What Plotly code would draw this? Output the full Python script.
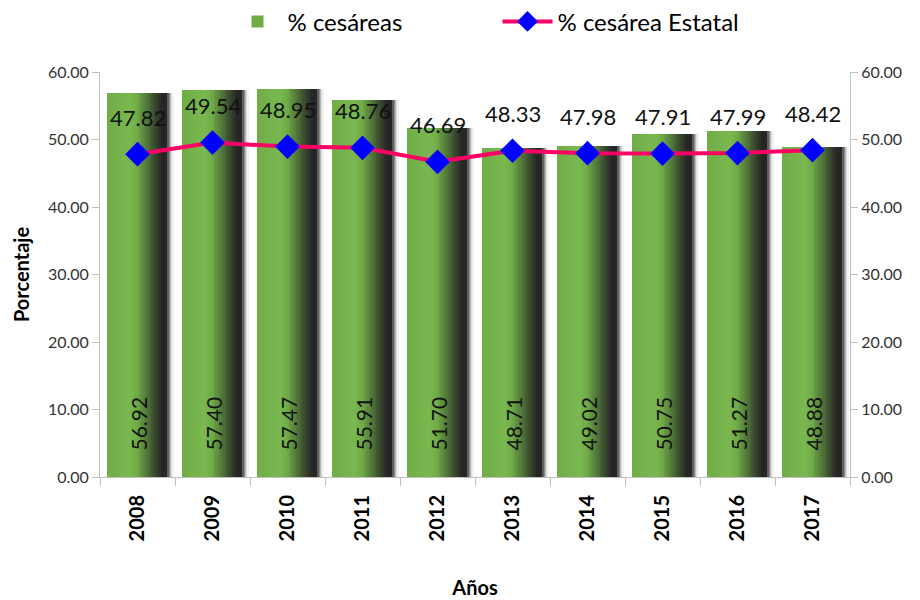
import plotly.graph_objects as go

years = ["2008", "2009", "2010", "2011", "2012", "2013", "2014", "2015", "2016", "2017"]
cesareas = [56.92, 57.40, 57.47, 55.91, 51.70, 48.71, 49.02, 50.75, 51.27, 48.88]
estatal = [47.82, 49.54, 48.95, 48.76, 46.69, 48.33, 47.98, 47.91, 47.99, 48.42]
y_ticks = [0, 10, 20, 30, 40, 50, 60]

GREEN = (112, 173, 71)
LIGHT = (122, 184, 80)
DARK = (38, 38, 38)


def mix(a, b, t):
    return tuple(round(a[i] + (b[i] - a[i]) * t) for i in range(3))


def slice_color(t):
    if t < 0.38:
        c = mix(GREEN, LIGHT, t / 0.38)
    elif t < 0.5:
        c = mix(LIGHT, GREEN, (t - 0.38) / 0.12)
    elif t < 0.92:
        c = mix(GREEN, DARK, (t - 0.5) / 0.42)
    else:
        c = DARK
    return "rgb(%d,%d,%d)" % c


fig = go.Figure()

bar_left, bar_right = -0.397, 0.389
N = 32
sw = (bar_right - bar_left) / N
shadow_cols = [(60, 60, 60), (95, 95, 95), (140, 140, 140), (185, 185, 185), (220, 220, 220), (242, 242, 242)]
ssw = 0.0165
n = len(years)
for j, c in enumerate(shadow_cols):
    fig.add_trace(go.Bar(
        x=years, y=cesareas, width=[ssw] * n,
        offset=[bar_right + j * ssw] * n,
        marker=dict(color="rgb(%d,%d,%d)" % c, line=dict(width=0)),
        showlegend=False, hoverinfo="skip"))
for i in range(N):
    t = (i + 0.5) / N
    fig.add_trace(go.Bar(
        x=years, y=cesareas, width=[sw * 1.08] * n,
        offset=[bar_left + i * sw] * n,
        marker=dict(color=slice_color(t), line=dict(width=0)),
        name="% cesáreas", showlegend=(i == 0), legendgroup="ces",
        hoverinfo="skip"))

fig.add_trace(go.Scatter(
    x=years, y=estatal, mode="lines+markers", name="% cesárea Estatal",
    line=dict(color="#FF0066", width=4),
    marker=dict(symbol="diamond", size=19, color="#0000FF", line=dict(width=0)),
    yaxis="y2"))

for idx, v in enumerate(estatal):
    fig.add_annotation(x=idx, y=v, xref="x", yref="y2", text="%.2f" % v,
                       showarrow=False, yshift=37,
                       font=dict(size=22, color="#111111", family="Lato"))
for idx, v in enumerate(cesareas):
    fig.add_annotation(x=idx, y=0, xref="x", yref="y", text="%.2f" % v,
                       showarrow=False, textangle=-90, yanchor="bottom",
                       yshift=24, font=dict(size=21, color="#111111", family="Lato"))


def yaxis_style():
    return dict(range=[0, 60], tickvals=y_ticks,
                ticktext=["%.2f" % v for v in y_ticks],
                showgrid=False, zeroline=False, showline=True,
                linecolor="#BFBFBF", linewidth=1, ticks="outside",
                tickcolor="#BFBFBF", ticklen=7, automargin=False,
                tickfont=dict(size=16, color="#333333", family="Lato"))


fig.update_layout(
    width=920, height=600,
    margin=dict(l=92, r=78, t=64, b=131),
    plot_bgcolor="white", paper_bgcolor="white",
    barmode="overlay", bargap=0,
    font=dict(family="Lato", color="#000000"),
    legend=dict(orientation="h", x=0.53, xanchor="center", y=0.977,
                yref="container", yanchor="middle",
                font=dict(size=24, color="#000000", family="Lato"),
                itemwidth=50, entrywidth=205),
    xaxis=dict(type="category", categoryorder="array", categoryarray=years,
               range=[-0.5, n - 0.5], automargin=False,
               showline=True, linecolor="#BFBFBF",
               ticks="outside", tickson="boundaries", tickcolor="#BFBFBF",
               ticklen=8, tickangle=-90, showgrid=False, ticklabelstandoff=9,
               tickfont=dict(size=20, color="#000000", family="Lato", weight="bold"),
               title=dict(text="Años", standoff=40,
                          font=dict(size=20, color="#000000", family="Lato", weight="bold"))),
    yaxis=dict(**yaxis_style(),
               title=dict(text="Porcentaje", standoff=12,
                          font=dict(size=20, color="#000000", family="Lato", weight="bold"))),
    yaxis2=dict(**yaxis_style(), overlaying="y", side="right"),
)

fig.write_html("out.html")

────────────────────

Set the pictures aside and transcribe the data above exactly.

What Plotly code would draw this? Output the full Python script.
import plotly.graph_objects as go

years = ["2008", "2009", "2010", "2011", "2012", "2013", "2014", "2015", "2016", "2017"]
cesareas = [56.92, 57.40, 57.47, 55.91, 51.70, 48.71, 49.02, 50.75, 51.27, 48.88]
estatal = [47.82, 49.54, 48.95, 48.76, 46.69, 48.33, 47.98, 47.91, 47.99, 48.42]
y_ticks = [0, 10, 20, 30, 40, 50, 60]

GREEN = (112, 173, 71)
LIGHT = (122, 184, 80)
DARK = (38, 38, 38)


def mix(a, b, t):
    return tuple(round(a[i] + (b[i] - a[i]) * t) for i in range(3))


def slice_color(t):
    if t < 0.38:
        c = mix(GREEN, LIGHT, t / 0.38)
    elif t < 0.5:
        c = mix(LIGHT, GREEN, (t - 0.38) / 0.12)
    elif t < 0.92:
        c = mix(GREEN, DARK, (t - 0.5) / 0.42)
    else:
        c = DARK
    return "rgb(%d,%d,%d)" % c


fig = go.Figure()

bar_left, bar_right = -0.397, 0.389
N = 32
sw = (bar_right - bar_left) / N
shadow_cols = [(60, 60, 60), (95, 95, 95), (140, 140, 140), (185, 185, 185), (220, 220, 220), (242, 242, 242)]
ssw = 0.0165
n = len(years)
for j, c in enumerate(shadow_cols):
    fig.add_trace(go.Bar(
        x=years, y=cesareas, width=[ssw] * n,
        offset=[bar_right + j * ssw] * n,
        marker=dict(color="rgb(%d,%d,%d)" % c, line=dict(width=0)),
        showlegend=False, hoverinfo="skip"))
for i in range(N):
    t = (i + 0.5) / N
    fig.add_trace(go.Bar(
        x=years, y=cesareas, width=[sw * 1.08] * n,
        offset=[bar_left + i * sw] * n,
        marker=dict(color=slice_color(t), line=dict(width=0)),
        name="% cesáreas", showlegend=(i == 0), legendgroup="ces",
        hoverinfo="skip"))

fig.add_trace(go.Scatter(
    x=years, y=estatal, mode="lines+markers", name="% cesárea Estatal",
    line=dict(color="#FF0066", width=4),
    marker=dict(symbol="diamond", size=19, color="#0000FF", line=dict(width=0)),
    yaxis="y2"))

for idx, v in enumerate(estatal):
    fig.add_annotation(x=idx, y=v, xref="x", yref="y2", text="%.2f" % v,
                       showarrow=False, yshift=37,
                       font=dict(size=22, color="#111111", family="Lato"))
for idx, v in enumerate(cesareas):
    fig.add_annotation(x=idx, y=0, xref="x", yref="y", text="%.2f" % v,
                       showarrow=False, textangle=-90, yanchor="bottom",
                       yshift=24, font=dict(size=21, color="#111111", family="Lato"))


def yaxis_style():
    return dict(range=[0, 60], tickvals=y_ticks,
                ticktext=["%.2f" % v for v in y_ticks],
                showgrid=False, zeroline=False, showline=True,
                linecolor="#BFBFBF", linewidth=1, ticks="outside",
                tickcolor="#BFBFBF", ticklen=7, automargin=False,
                tickfont=dict(size=16, color="#333333", family="Lato"))


fig.update_layout(
    width=920, height=600,
    margin=dict(l=92, r=78, t=64, b=131),
    plot_bgcolor="white", paper_bgcolor="white",
    barmode="overlay", bargap=0,
    font=dict(family="Lato", color="#000000"),
    legend=dict(orientation="h", x=0.53, xanchor="center", y=0.977,
                yref="container", yanchor="middle",
                font=dict(size=24, color="#000000", family="Lato"),
                itemwidth=50, entrywidth=205),
    xaxis=dict(type="category", categoryorder="array", categoryarray=years,
               range=[-0.5, n - 0.5], automargin=False,
               showline=True, linecolor="#BFBFBF",
               ticks="outside", tickson="boundaries", tickcolor="#BFBFBF",
               ticklen=8, tickangle=-90, showgrid=False, ticklabelstandoff=9,
               tickfont=dict(size=20, color="#000000", family="Lato", weight="bold"),
               title=dict(text="Años", standoff=40,
                          font=dict(size=20, color="#000000", family="Lato", weight="bold"))),
    yaxis=dict(**yaxis_style(),
               title=dict(text="Porcentaje", standoff=12,
                          font=dict(size=20, color="#000000", family="Lato", weight="bold"))),
    yaxis2=dict(**yaxis_style(), overlaying="y", side="right"),
)

fig.write_html("out.html")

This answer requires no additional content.